The National Republican Senatorial Committee is pulling its "Stop Obama" ad off the air in West Virginia amid a controversy over a casting call that reportedly asked for actors with a "'hicky' blue collar look."
GOP Senate candidate John Raese called the ad ridiculous in an apparent attempt to distance himself from the hullabaloo.
"The ad is ridiculous and I am happy to say that no one with the Raese campaign had anything to do with it. As a matter of fact, we asked that it be taken down long before it went public," said Raese's spokesman, Kevin McLaughlin. "But this campaign isn't about TV ads, it's about the 7,169 West Virginia seniors who are being told they are losing their health coverage because of Obamacare that Joe Manchin rubber stamped."
The ad's existence first was reported by Politico's Mike Allen. According to his report, the casting call for the ad asked for actors with a "'hicky' blue collar look ... think coal miner/trucker looks."
It's not unusual for ads to feature actors; the "Stop Obama" ad included professional actors and was made in Philadelphia.
But Gov. Manchin, whose standing in the polls has plummeted amid an anti-Washington wave, told ABC News that the ad was insulting to West Virginians because of how the casting call was worded.
"I wouldn't have been upset if they said we want coal miners and truckers," Manchin said. "Those are two of the most honorable professions we have -- hard-working people. But to cast that in such a disparaging light is just awful."
Playing on the rising disapproval in West Virginia against President Obama's agenda, the ad portrayed Manchin as a governor who may be popular in his home state, but who will likely turn into an Obama clone -- or "Washington Joe" -- once he gets to Washington.
The ad, which has been removed from YouTube, showed two men in a coffee shop talking about President Obama's policies that Manchin has supported.
"Joe's not bad as governor but when he's with Obama, he turns into 'Washington Joe,'" said one actor.
"We better keep Joe Manchin right here in West Virginia," one man says. "It's the only way we're going to stop Obama."
Manchin said Raese should apologize to the citizens of West Virginia for the advertisement.
"I mean, that's not right. That's not who we are. And I would hope it's not who he is," Manchin said.
NRSC officials told ABC News that the ad in question is being aired by the NRSC's independent expenditure unit, which is legally separate from the NRSC. That unit contracted with a GOP consulting firm, Jamestown Associates, to produce the "hicky" ad. Jamestown Associates, in turn, contacted an outside talent agency in Philadelphia.
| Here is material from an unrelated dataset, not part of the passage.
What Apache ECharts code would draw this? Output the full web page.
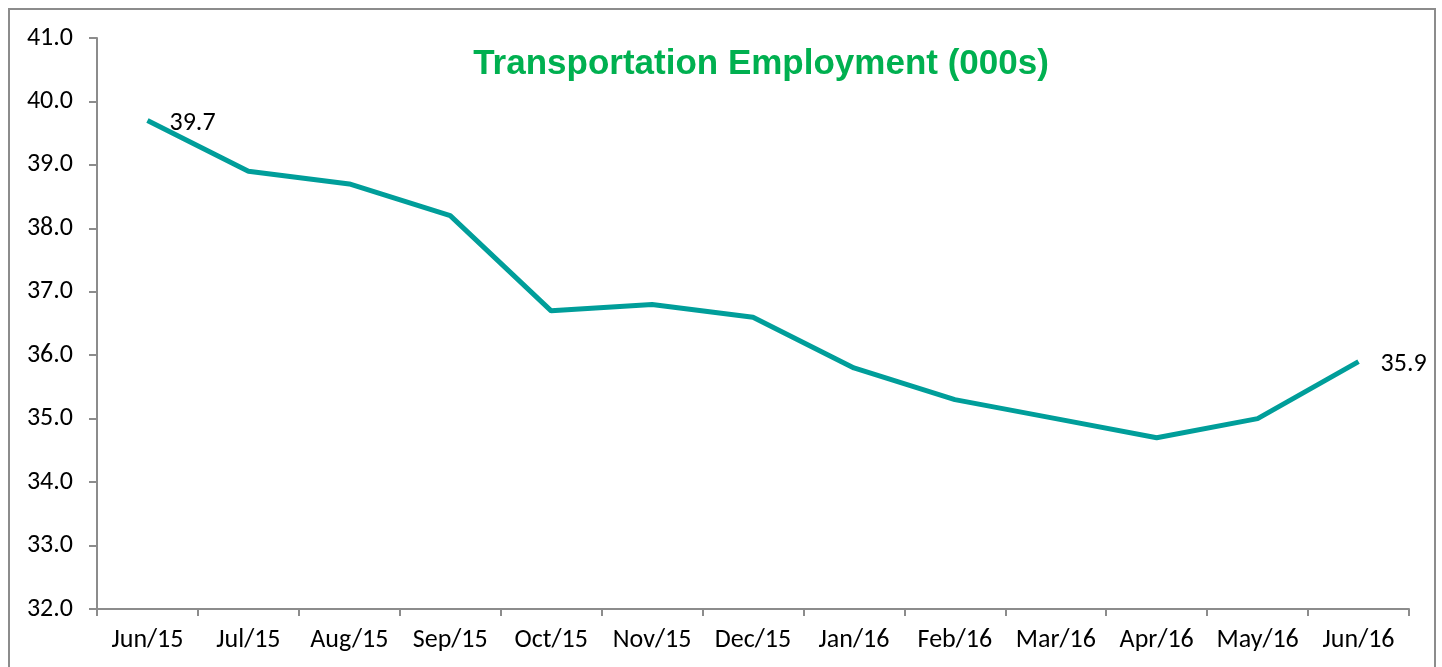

Jamestown Associate's outline, provided to ABC News, didn't mention the word "hicky."
The radio version of the ad is still online.
Republicans are pouring millions of dollars into the West Virginia Senate race between businessman Raese and Manchin, and it has quickly heated up.
The NRSC reportedly plans to contribute a total of $1.3 million into Raese's campaign.
Manchin was considered a shoo-in for the seat occupied by the late Sen. Robert Byrd. His ratings as governor are high and Democrats have held on to that seat for half a century -- Byrd was the longest serving senator in U.S. history.